One such element that added complexity to the trial is what is known as Castle Doctrine. Established in Texas Senate Bill 378 passed in 2007, Castle Doctrine states that deadly force is reasonable when used upon an intruder in one’s own home. Since Jean’s death, Guyger has said she believed she was in her own apartment, which was exactly one floor below Jean. Guyger’s defense brought Castle Doctrine to be considered before the jury, prompting them to ask for further clarification on the ruling, according to the New York Times.
Todd Gentry, along with his family, was in Dallas with the Jean family for almost two weeks before and during the trial process. As directors of The Original Rock House Ministry that Jean was heavily involved with during his time at Harding, the Gentry family was like Jean’s adopted family in the States. Gentry said that it was never a question whether or not they would join the family in Dallas — they went with no hesitation.
Because the Gentrys were with the Jean family through the trial, they witnessed some of the pain, faith and healing Jean’s family was processing.
“When the verdict came in … the family did not yell or let out. That was kind of an activist that was in the room that yelled out when the jury’s verdict came through,” Gentry said. “I’ll tell you that the family now has begun the journey of ‘how do we heal?’ Because grief was somewhat put on hold. All along, the biggest thing they wanted to know was why.

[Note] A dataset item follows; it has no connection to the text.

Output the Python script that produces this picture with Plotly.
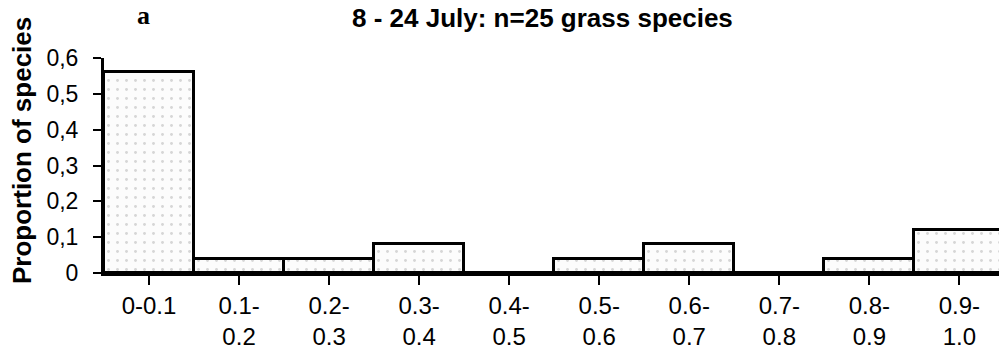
import plotly.graph_objects as go

categories = ["0-0.1", "0.1-<br>0.2", "0.2-<br>0.3", "0.3-<br>0.4", "0.4-<br>0.5",
              "0.5-<br>0.6", "0.6-<br>0.7", "0.7-<br>0.8", "0.8-<br>0.9", "0.9-<br>1.0"]
proportions = [0.56, 0.04, 0.04, 0.08, 0.0, 0.04, 0.08, 0.0, 0.04, 0.12]
y_tickvals = [0, 0.1, 0.2, 0.3, 0.4, 0.5, 0.6]
y_ticktext = ["0", "0,1", "0,2", "0,3", "0,4", "0,5", "0,6"]

FONT = "Liberation Sans, Arial, sans-serif"

W, H = 999, 364
L, T, B = 104, 58, 91
PW, PH = W - L, H - T - B

fig = go.Figure()
fig.add_trace(go.Bar(
    x=list(range(len(categories))),
    y=proportions,
    marker=dict(
        color="#fbfbfb",
        line=dict(color="black", width=3),
        pattern=dict(shape=".", fgcolor="#b0b0b0", bgcolor="#fcfcfc", size=9, solidity=0.08),
    ),
    showlegend=False,
))

fig.update_layout(
    width=W, height=H,
    margin=dict(l=L, r=0, t=T, b=B),
    paper_bgcolor="white", plot_bgcolor="white",
    bargap=0,
    font=dict(family=FONT, size=23, color="black"),
    xaxis=dict(
        range=[-0.5, 9.44],
        tickmode="array",
        tickvals=list(range(len(categories))),
        ticktext=categories,
        showline=True, linecolor="black", linewidth=3,
        ticks="outside", ticklen=9, tickwidth=2, tickcolor="black",
        tickson="boundaries",
        showgrid=False, zeroline=False,
        tickfont=dict(family=FONT, size=24, color="black"),
    ),
    yaxis=dict(
        range=[0, 0.6],
        tickmode="array",
        tickvals=y_tickvals,
        ticktext=y_ticktext,
        showline=True, linecolor="black", linewidth=3,
        ticks="outside", ticklen=8, tickwidth=2, tickcolor="black",
        ticklabelstandoff=10,
        showgrid=False, zeroline=False,
        tickfont=dict(family=FONT, size=23, color="black"),
    ),
    annotations=[
        dict(text="<b>8 - 24 July: n=25 grass species</b>", xref="paper", yref="paper",
             x=(542 - L) / PW, y=1 + (T - 18) / PH, xanchor="center", yanchor="middle",
             showarrow=False, font=dict(family=FONT, size=26, color="black")),
        dict(text="<b>a</b>", xref="paper", yref="paper",
             x=(143 - L) / PW, y=1 + (T - 16) / PH, xanchor="center", yanchor="middle",
             showarrow=False, font=dict(family="Liberation Serif, Times New Roman, serif", size=26, color="black")),
        dict(text="<b>Proportion of species</b>", xref="paper", yref="paper",
             x=(22 - L) / PW, y=(H - B - 151) / PH, xanchor="center", yanchor="middle",
             textangle=-90, showarrow=False, font=dict(family=FONT, size=26, color="black")),
    ],
)

fig.write_html("out.html")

Tell us why, how this happened … it’s not that they want ill for [Guyger].”
Gentry acknowledged how emotional the process of healing will be for Jean’s family, and he also recognized the toll the trial took on him and his family after knowing Jean so closely for over seven years.
“When the prosecution and defense rested, [my wife] and I felt very emotional because for a year we stood up for a man that couldn’t stand up for himself, because he was dead,” Gentry said. “We were more emotional with the [end of proceedings] than the verdict of murder … When the prosecution finished, when the case was closed as the jury went in to deliberate, the prosecutors hugged and cried.”

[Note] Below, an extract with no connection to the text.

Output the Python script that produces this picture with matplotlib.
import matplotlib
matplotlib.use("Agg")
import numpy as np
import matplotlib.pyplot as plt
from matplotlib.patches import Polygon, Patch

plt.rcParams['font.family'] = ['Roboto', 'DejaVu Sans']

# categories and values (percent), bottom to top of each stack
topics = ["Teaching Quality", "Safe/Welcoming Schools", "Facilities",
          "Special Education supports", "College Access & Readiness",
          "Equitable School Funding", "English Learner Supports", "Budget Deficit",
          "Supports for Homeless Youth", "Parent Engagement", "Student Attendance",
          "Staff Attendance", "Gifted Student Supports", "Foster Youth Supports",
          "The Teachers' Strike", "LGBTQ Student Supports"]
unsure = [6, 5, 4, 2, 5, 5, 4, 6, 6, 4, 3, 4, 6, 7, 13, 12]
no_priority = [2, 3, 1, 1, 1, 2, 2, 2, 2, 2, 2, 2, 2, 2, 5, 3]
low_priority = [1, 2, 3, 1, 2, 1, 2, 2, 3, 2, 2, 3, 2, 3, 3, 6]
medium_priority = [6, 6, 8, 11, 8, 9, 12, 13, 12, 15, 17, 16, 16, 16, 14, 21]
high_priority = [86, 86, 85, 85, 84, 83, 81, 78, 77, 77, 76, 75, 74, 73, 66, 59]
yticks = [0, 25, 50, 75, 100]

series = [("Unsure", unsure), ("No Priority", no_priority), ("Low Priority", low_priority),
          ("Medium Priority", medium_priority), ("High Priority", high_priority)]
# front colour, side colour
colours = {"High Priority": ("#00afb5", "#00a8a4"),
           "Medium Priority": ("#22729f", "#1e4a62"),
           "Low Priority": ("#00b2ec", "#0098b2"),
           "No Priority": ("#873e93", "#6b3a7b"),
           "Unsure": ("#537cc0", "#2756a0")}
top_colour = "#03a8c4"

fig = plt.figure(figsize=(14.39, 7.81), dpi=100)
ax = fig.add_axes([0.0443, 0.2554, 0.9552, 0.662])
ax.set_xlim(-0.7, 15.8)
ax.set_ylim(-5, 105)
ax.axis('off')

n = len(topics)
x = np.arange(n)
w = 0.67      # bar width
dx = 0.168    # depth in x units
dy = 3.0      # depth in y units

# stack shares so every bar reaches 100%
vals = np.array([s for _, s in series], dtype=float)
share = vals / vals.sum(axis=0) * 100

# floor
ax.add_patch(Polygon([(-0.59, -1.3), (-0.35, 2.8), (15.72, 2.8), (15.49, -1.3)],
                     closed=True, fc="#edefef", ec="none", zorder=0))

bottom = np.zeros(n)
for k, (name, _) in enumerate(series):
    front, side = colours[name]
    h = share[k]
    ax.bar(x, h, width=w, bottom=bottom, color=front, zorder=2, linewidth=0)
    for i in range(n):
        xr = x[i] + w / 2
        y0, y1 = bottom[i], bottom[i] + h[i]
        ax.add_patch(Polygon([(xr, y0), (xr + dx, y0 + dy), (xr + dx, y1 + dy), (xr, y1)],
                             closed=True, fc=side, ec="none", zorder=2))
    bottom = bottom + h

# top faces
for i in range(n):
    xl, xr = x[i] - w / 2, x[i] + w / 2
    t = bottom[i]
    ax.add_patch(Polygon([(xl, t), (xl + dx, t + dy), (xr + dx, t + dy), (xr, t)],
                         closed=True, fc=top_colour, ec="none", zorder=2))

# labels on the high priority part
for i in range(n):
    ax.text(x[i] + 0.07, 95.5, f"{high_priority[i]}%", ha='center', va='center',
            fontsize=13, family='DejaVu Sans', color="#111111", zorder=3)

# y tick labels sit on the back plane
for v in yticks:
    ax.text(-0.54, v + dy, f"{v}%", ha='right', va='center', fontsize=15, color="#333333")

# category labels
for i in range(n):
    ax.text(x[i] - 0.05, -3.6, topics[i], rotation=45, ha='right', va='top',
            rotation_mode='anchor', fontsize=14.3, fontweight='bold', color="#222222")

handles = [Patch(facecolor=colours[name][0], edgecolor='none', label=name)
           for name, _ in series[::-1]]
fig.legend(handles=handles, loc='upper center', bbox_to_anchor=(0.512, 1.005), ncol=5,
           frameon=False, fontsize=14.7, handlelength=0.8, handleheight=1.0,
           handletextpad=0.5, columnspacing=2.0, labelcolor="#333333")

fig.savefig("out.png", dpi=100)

“When the prosecution and defense rested, [my wife] and I felt very emotional because for a year we stood up for a man that couldn’t stand up for himself, because he was dead”

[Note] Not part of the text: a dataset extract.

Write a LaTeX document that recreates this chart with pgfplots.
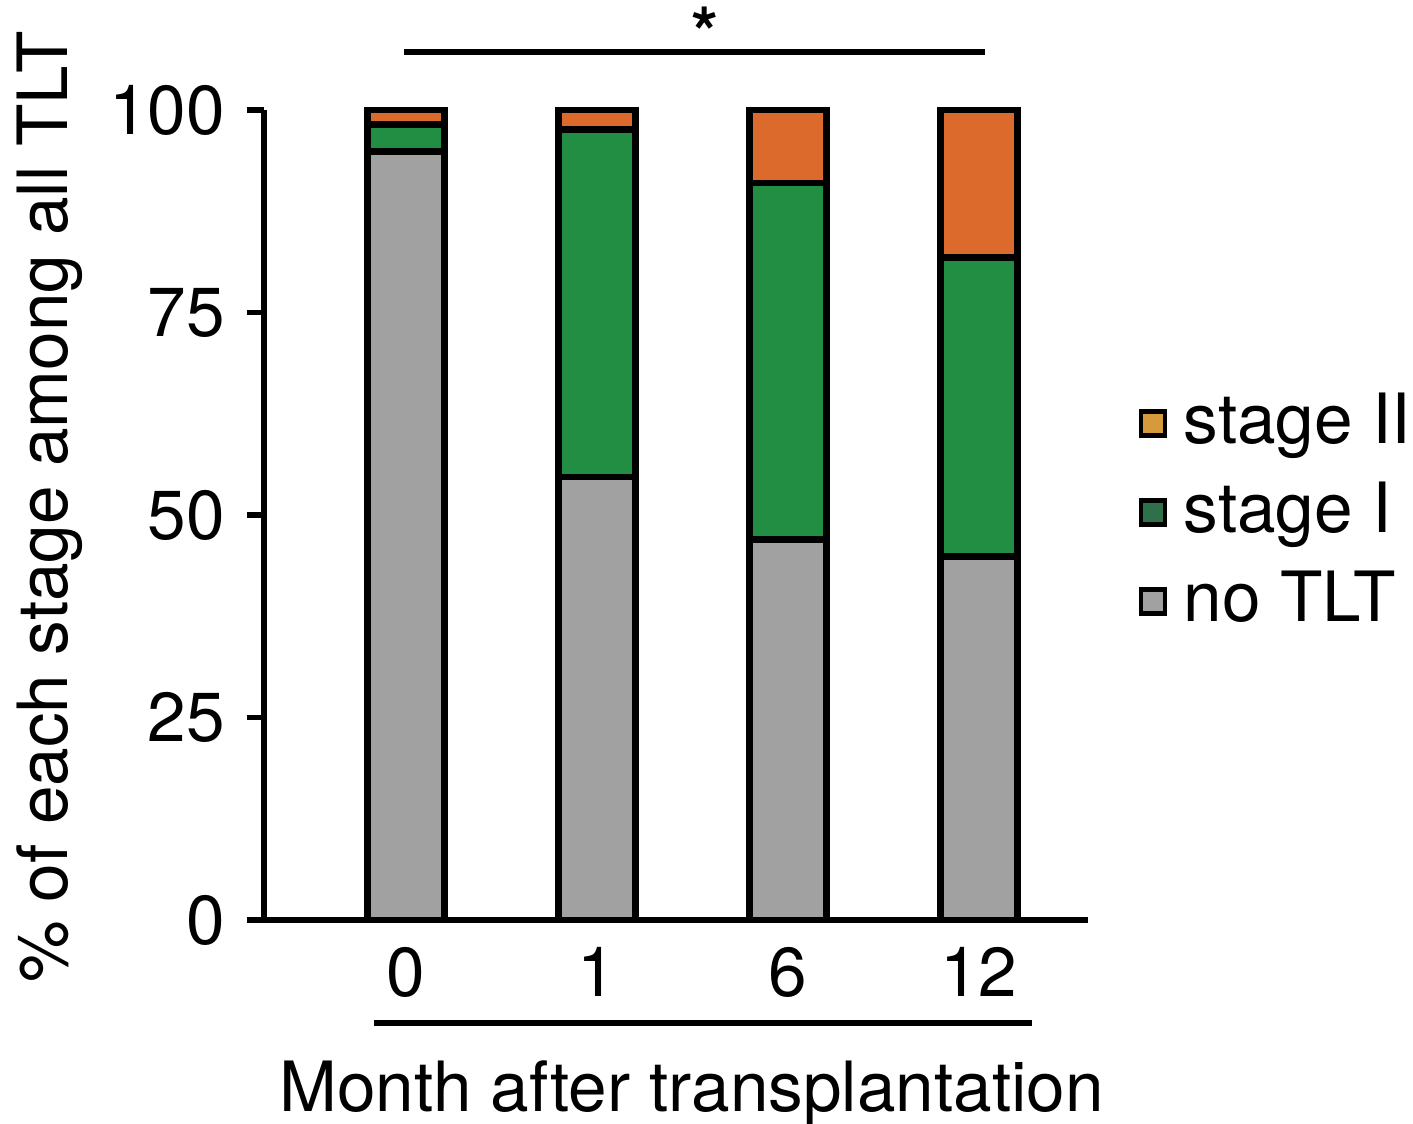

Harding University Assistant Vice President of Advancement Steve Lake knew Jean through the Barnabas Project, a University mentoring program. Lake served as Jean’s spiritual development mentor for 12 months, and he said that their relationship became much stronger through this process. Lake chose to avoid some of the details of the trial, such as officers’ body camera footage, as it proceeded.
“I’m not speaking for anybody else in the equation, but for me, I opted to distance from that pain and from the potential feelings that I would have,” Lake said. “For me, I think it was the right decision to distance because I really want to remember Botham the way he was and not the way he died, but the way he lived.”
One moment of the trial proceedings Lake did not distance himself from, was the victim impact statement made by Jean’s younger brother Brandt Jean on Wednesday after Guyger had been sentenced to 10 years. In an emotional statement captured on video and widely circulated online, Brandt did what many would consider to be radical: He publicly forgave his brother’s murderer.
“I want the best for you, because I know that’s exactly what Botham would want you to do. And the best would be to give your life to Christ,” Jean said. “I think giving your life to Christ would be the best thing that Botham would want you to do. Again, I love you as a person and I don’t wish anything bad on you. I don’t know if this is possible, but can I give her a hug, please? Please?”
And with permission from Judge Kemp, Brandt and Guyger embraced with audible sobs, as Kemp wiped away tears in the background.
According to The Dallas Morning News, Brandt and Guyger’s hug wasn’t the only emotional moment post-sentencing. The local media outlet reported that after the courtroom had begun to empty, Kemp approached Guyger with a Bible as a gift, an embrace and a few words overheard by The Dallas Morning News journalists.
“Ma’am, it’s not because I am good. It’s because I believe in Christ,” Kemp said to Guyger, according to The Dallas Morning News. “Forgive yourself.”
“Ma’am, it’s not because I am good. It’s because I believe in Christ… Forgive yourself.”
As those who knew and loved him continue forward in a process of healing, Jean’s legacy remains as one of faith, kindness and — as made evident over the past week — mercy.
“There’s been a phrase, ‘Be like Bo,’ and, and the truth is, what we want to do is be like Jesus — but Bo is a great example of that,” Gentry said. “I think the way to honor him is to continue to do good things in the name of Jesus, to continue to look beyond race, because he did. Continue to sing and praise God and then pray specifically, I think the family would say pray for their healing and all the people that loved him. And I then I would think they would say, and now pray for the soul of Amber Guyger.”